-- begin --
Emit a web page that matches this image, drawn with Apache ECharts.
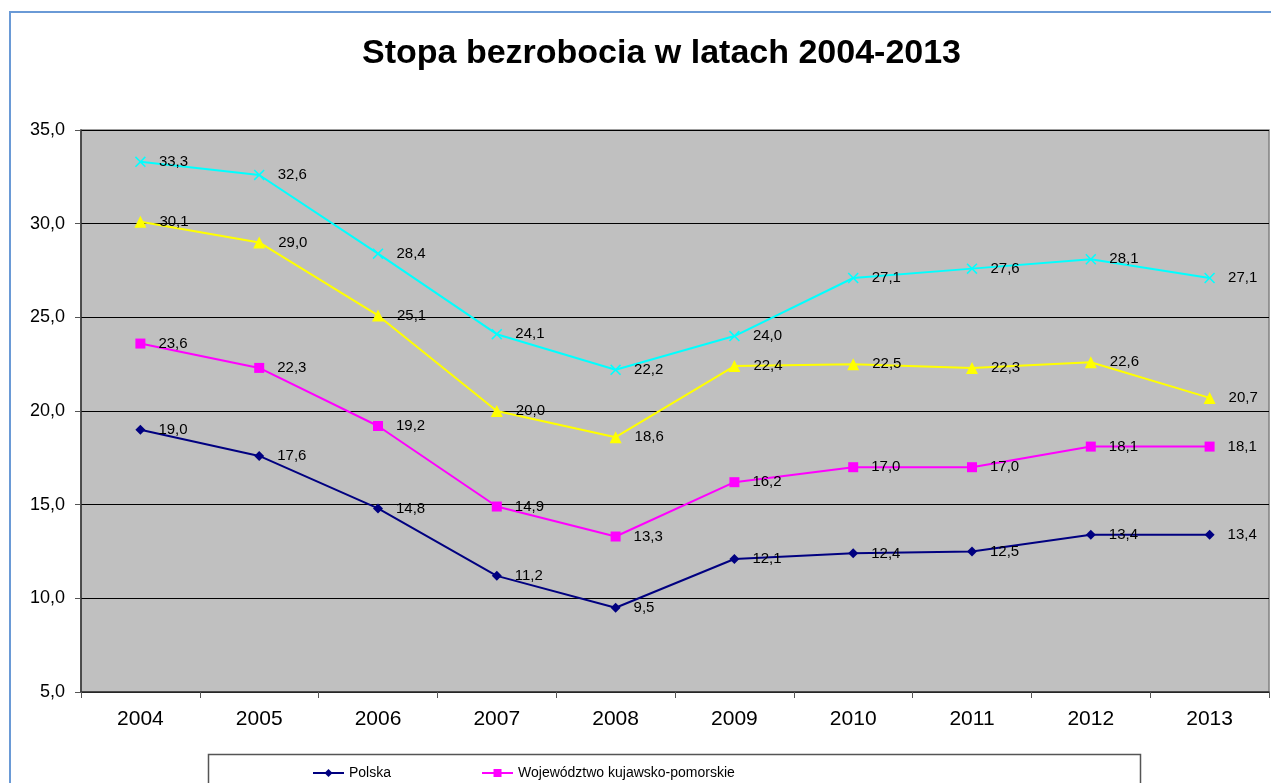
<!DOCTYPE html>
<html>
<head>
<meta charset="utf-8">
<script src="https://cdn.jsdelivr.net/npm/echarts@6/dist/echarts.min.js"></script>
<style>
  html, body { margin: 0; padding: 0; background: #fff; }
  #chart { width: 1271px; height: 783px; }
</style>
</head>
<body>
<div id="chart"></div>
<script>
const years = ['2004', '2005', '2006', '2007', '2008', '2009', '2010', '2011', '2012', '2013'];
const polska = [19.0, 17.6, 14.8, 11.2, 9.5, 12.1, 12.4, 12.5, 13.4, 13.4];
const kujawsko = [23.6, 22.3, 19.2, 14.9, 13.3, 16.2, 17.0, 17.0, 18.1, 18.1];
const seria3 = [30.1, 29.0, 25.1, 20.0, 18.6, 22.4, 22.5, 22.3, 22.6, 20.7];
const seria4 = [33.3, 32.6, 28.4, 24.1, 22.2, 24.0, 27.1, 27.6, 28.1, 27.1];

const fmt = (v) => v.toFixed(1).replace('.', ',');
const crossPath = 'path://M0,1L1,0L5,4L9,0L10,1L6,5L10,9L9,10L5,6L1,10L0,9L4,5Z';

const makeSerie = (name, data, color, symbol, size) => ({
  name: name,
  type: 'line',
  data: data,
  symbol: symbol,
  symbolSize: size,
  showAllSymbol: true,
  lineStyle: { color: color, width: 2 },
  itemStyle: { color: color },
  label: {
    show: true,
    position: 'right',
    distance: 13,
    color: '#000',
    fontSize: 15,
    fontFamily: 'Liberation Sans, Arial, sans-serif',
    formatter: (p) => fmt(p.value)
  },
  emphasis: { disabled: true },
  animation: false
});

const myChart = echarts.init(document.getElementById('chart'));
const option = {
  animation: false,
  textStyle: { fontFamily: 'Liberation Sans, Arial, sans-serif' },
  title: {
    text: 'Stopa bezrobocia w latach 2004-2013',
    left: 357,
    top: 32,
    textStyle: { fontSize: 34, fontWeight: 'bold', color: '#000' }
  },
  graphic: [
    {
      type: 'rect',
      shape: { x: 10, y: 12, width: 1320, height: 820 },
      style: { fill: 'none', stroke: '#6a9ad6', lineWidth: 2 },
      z: -1
    },
    {
      type: 'rect',
      shape: { x: 208.5, y: 754.5, width: 932, height: 60 },
      style: { fill: '#fff', stroke: '#555', lineWidth: 1.5 },
      z: -1
    }
  ],
  legend: {
    data: ['Polska', 'Województwo kujawsko-pomorskie'],
    left: 307,
    top: 761,
    itemWidth: 31,
    itemHeight: 10,
    itemGap: 90,
    textStyle: { fontSize: 14, color: '#000' }
  },
  grid: {
    left: 81,
    right: 2,
    top: 130,
    bottom: 91,
    show: true,
    backgroundColor: '#c0c0c0',
    borderColor: '#808080',
    borderWidth: 1.5
  },
  xAxis: {
    type: 'category',
    data: years,
    boundaryGap: true,
    axisLine: { lineStyle: { color: '#333', width: 1.5 } },
    axisTick: { show: true, inside: false, length: 6, lineStyle: { color: '#555' } },
    axisLabel: { fontSize: 21, color: '#000', margin: 17 }
  },
  yAxis: {
    type: 'value',
    min: 5,
    max: 35,
    interval: 5,
    axisLine: { show: true, lineStyle: { color: '#333', width: 1.5 } },
    axisTick: { show: true, inside: false, length: 6, lineStyle: { color: '#555' } },
    axisLabel: { fontSize: 18, color: '#000', margin: 16, formatter: (v) => fmt(v) },
    splitLine: { lineStyle: { color: '#000', width: 1 } }
  },
  series: [
    makeSerie('Polska', polska, '#000080', 'diamond', 10),
    makeSerie('Województwo kujawsko-pomorskie', kujawsko, '#ff00ff', 'rect', 10),
    makeSerie('Seria 3', seria3, '#ffff00', 'triangle', 12),
    makeSerie('Seria 4', seria4, '#00ffff', crossPath, 11)
  ]
};
myChart.setOption(option, true);
</script>
</body>
</html>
-- end --
→ STATED PROBLEM
Copy out each line word for word, please, skipping the images.

→ WRITTEN RESPONSE
Emit a web page that matches this image, drawn with Apache ECharts.
<!DOCTYPE html>
<html>
<head>
<meta charset="utf-8">
<script src="https://cdn.jsdelivr.net/npm/echarts@6/dist/echarts.min.js"></script>
<style>
  html, body { margin: 0; padding: 0; background: #fff; }
  #chart { width: 1271px; height: 783px; }
</style>
</head>
<body>
<div id="chart"></div>
<script>
const years = ['2004', '2005', '2006', '2007', '2008', '2009', '2010', '2011', '2012', '2013'];
const polska = [19.0, 17.6, 14.8, 11.2, 9.5, 12.1, 12.4, 12.5, 13.4, 13.4];
const kujawsko = [23.6, 22.3, 19.2, 14.9, 13.3, 16.2, 17.0, 17.0, 18.1, 18.1];
const seria3 = [30.1, 29.0, 25.1, 20.0, 18.6, 22.4, 22.5, 22.3, 22.6, 20.7];
const seria4 = [33.3, 32.6, 28.4, 24.1, 22.2, 24.0, 27.1, 27.6, 28.1, 27.1];

const fmt = (v) => v.toFixed(1).replace('.', ',');
const crossPath = 'path://M0,1L1,0L5,4L9,0L10,1L6,5L10,9L9,10L5,6L1,10L0,9L4,5Z';

const makeSerie = (name, data, color, symbol, size) => ({
  name: name,
  type: 'line',
  data: data,
  symbol: symbol,
  symbolSize: size,
  showAllSymbol: true,
  lineStyle: { color: color, width: 2 },
  itemStyle: { color: color },
  label: {
    show: true,
    position: 'right',
    distance: 13,
    color: '#000',
    fontSize: 15,
    fontFamily: 'Liberation Sans, Arial, sans-serif',
    formatter: (p) => fmt(p.value)
  },
  emphasis: { disabled: true },
  animation: false
});

const myChart = echarts.init(document.getElementById('chart'));
const option = {
  animation: false,
  textStyle: { fontFamily: 'Liberation Sans, Arial, sans-serif' },
  title: {
    text: 'Stopa bezrobocia w latach 2004-2013',
    left: 357,
    top: 32,
    textStyle: { fontSize: 34, fontWeight: 'bold', color: '#000' }
  },
  graphic: [
    {
      type: 'rect',
      shape: { x: 10, y: 12, width: 1320, height: 820 },
      style: { fill: 'none', stroke: '#6a9ad6', lineWidth: 2 },
      z: -1
    },
    {
      type: 'rect',
      shape: { x: 208.5, y: 754.5, width: 932, height: 60 },
      style: { fill: '#fff', stroke: '#555', lineWidth: 1.5 },
      z: -1
    }
  ],
  legend: {
    data: ['Polska', 'Województwo kujawsko-pomorskie'],
    left: 307,
    top: 761,
    itemWidth: 31,
    itemHeight: 10,
    itemGap: 90,
    textStyle: { fontSize: 14, color: '#000' }
  },
  grid: {
    left: 81,
    right: 2,
    top: 130,
    bottom: 91,
    show: true,
    backgroundColor: '#c0c0c0',
    borderColor: '#808080',
    borderWidth: 1.5
  },
  xAxis: {
    type: 'category',
    data: years,
    boundaryGap: true,
    axisLine: { lineStyle: { color: '#333', width: 1.5 } },
    axisTick: { show: true, inside: false, length: 6, lineStyle: { color: '#555' } },
    axisLabel: { fontSize: 21, color: '#000', margin: 17 }
  },
  yAxis: {
    type: 'value',
    min: 5,
    max: 35,
    interval: 5,
    axisLine: { show: true, lineStyle: { color: '#333', width: 1.5 } },
    axisTick: { show: true, inside: false, length: 6, lineStyle: { color: '#555' } },
    axisLabel: { fontSize: 18, color: '#000', margin: 16, formatter: (v) => fmt(v) },
    splitLine: { lineStyle: { color: '#000', width: 1 } }
  },
  series: [
    makeSerie('Polska', polska, '#000080', 'diamond', 10),
    makeSerie('Województwo kujawsko-pomorskie', kujawsko, '#ff00ff', 'rect', 10),
    makeSerie('Seria 3', seria3, '#ffff00', 'triangle', 12),
    makeSerie('Seria 4', seria4, '#00ffff', crossPath, 11)
  ]
};
myChart.setOption(option, true);
</script>
</body>
</html>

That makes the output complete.